Dataset entries
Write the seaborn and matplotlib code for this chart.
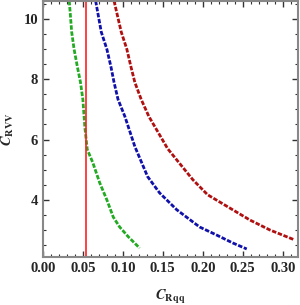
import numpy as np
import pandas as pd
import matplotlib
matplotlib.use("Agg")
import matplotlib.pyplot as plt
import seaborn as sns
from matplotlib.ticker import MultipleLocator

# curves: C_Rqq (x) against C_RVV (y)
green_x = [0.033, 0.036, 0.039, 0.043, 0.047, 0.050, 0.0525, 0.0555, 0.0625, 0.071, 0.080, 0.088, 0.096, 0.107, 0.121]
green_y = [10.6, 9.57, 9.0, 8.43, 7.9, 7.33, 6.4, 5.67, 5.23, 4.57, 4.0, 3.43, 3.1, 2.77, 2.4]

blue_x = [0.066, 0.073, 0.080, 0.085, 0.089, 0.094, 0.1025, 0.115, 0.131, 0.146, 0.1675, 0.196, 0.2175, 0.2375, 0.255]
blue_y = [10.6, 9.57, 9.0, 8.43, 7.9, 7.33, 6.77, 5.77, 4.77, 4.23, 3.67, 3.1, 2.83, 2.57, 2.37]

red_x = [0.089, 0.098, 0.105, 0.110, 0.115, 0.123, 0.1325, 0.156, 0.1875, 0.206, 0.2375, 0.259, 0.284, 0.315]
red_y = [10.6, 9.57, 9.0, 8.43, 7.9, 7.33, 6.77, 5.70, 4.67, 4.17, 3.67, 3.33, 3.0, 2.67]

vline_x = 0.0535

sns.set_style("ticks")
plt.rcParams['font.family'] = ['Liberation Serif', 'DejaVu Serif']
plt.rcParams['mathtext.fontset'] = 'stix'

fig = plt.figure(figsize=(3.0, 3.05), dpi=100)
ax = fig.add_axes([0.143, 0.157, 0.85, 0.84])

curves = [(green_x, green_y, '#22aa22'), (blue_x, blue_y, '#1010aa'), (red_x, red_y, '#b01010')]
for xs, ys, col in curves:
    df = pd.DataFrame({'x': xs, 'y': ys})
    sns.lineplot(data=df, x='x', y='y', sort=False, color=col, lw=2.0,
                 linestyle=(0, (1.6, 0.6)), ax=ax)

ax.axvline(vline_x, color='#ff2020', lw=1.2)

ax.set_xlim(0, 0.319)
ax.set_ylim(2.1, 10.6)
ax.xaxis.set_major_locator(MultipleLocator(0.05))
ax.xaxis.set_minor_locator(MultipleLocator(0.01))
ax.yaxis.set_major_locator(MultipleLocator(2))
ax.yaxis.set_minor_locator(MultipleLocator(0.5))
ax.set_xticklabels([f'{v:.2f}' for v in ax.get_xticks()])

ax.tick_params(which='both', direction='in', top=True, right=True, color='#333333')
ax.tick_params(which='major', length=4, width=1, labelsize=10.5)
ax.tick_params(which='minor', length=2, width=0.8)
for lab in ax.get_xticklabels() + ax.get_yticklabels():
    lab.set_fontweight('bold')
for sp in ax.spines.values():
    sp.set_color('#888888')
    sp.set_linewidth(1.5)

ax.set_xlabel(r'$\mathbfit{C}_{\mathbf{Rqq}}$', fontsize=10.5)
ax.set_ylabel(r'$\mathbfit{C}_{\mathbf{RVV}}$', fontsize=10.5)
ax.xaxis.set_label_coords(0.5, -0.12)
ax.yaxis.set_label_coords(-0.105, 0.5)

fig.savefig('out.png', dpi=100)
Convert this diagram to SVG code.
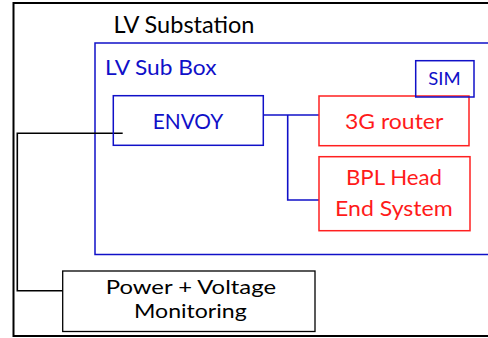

Objective
Begin at the first line of the material and copy each line exactly through the one containing "3.1, 2.77, 2.4]". Omit pictures.

The reply
Write the seaborn and matplotlib code for this chart.
import numpy as np
import pandas as pd
import matplotlib
matplotlib.use("Agg")
import matplotlib.pyplot as plt
import seaborn as sns
from matplotlib.ticker import MultipleLocator

# curves: C_Rqq (x) against C_RVV (y)
green_x = [0.033, 0.036, 0.039, 0.043, 0.047, 0.050, 0.0525, 0.0555, 0.0625, 0.071, 0.080, 0.088, 0.096, 0.107, 0.121]
green_y = [10.6, 9.57, 9.0, 8.43, 7.9, 7.33, 6.4, 5.67, 5.23, 4.57, 4.0, 3.43, 3.1, 2.77, 2.4]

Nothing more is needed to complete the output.